En 1943, Léo Marjane débute à l’écran dans le film Feu Nicolas, une comédie de Jacques Houssin avec le comique Rellys . Elle y chante deux superbes blues du futur mari de Line Renaud, Loulou Gasté avec une puissance et une présence remarquables. En 1950, Marjane est la tête d’affiche du film Les Deux Gamines (1951), de Maurice de Canonge, une adaptation d’un mélodrame, qui avait fait couler beaucoup de larmes autrefois. En fait, la chanteuse chante deux chansons puis disparaît pendant les trois-quarts du film (le personnage qu’elle incarne, Lise Fleury, disparaissant dans un accident d’avion). Marjane n’y apparaît qu’au début et à la fin. On la retrouve dans un petit rôle de chanteuse des rues dans Elena et les Hommes (1956), dirigé par Jean Renoir, et elle prête aussi sa voix à une chanteuse de cabaret dans la version française de Love in the Afternoon de Billy Wilder, en 1957.
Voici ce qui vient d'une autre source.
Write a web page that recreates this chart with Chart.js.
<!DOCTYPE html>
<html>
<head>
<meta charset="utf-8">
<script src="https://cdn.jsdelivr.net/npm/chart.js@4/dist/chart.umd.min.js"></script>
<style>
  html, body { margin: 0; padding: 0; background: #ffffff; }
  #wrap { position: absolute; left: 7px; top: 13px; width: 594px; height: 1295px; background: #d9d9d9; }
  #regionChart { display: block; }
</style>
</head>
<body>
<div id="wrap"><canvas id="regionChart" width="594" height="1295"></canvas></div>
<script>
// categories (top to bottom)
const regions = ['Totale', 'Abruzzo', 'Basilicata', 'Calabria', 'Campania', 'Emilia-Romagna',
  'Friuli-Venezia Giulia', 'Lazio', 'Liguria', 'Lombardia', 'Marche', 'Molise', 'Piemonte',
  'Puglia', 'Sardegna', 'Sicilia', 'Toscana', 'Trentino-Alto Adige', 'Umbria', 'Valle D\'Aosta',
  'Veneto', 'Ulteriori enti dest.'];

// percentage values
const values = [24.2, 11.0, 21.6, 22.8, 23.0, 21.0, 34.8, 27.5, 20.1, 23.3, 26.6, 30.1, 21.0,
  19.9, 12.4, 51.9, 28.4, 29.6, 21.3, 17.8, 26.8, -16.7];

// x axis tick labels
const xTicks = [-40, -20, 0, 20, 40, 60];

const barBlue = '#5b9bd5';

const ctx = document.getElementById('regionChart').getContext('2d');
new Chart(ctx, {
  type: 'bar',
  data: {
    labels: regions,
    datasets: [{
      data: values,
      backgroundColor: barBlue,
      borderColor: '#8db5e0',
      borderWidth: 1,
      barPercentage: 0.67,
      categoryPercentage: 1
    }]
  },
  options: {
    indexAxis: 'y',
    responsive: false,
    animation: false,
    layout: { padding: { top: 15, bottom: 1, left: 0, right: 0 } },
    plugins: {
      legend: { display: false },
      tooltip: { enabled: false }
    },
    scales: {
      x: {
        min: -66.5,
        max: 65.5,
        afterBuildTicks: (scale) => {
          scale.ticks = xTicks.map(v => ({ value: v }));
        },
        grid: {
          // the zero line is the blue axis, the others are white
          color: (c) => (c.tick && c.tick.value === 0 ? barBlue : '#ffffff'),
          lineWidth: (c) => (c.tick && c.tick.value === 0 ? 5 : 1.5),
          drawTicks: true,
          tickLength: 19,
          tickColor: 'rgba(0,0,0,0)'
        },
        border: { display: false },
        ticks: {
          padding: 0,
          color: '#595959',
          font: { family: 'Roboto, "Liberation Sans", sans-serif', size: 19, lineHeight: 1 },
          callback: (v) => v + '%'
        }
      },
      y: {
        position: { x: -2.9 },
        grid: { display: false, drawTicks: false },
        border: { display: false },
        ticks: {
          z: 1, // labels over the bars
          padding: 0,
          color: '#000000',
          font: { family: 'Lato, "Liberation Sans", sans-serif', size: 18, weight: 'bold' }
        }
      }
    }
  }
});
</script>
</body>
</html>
Marjane cesse de chanter en 1958. « Quand ce n’est plus l'heure, ce n’est plus l’heure. (…) Certains partent trop tôt, d’autres trop tard. Je n'avais plus rien à faire dans ce métier », mais ses disques, dont les droits voisins sont désormais dans le domaine public pour la plupart, sont toujours réédités en compilations. Marjane, aujourd’hui centenaire, s’est consacrée depuis à sa famille et à sa première passion, l’équitation et l’élevage de chevaux à Barbizon près de Fontainebleau dans le Gâtinais.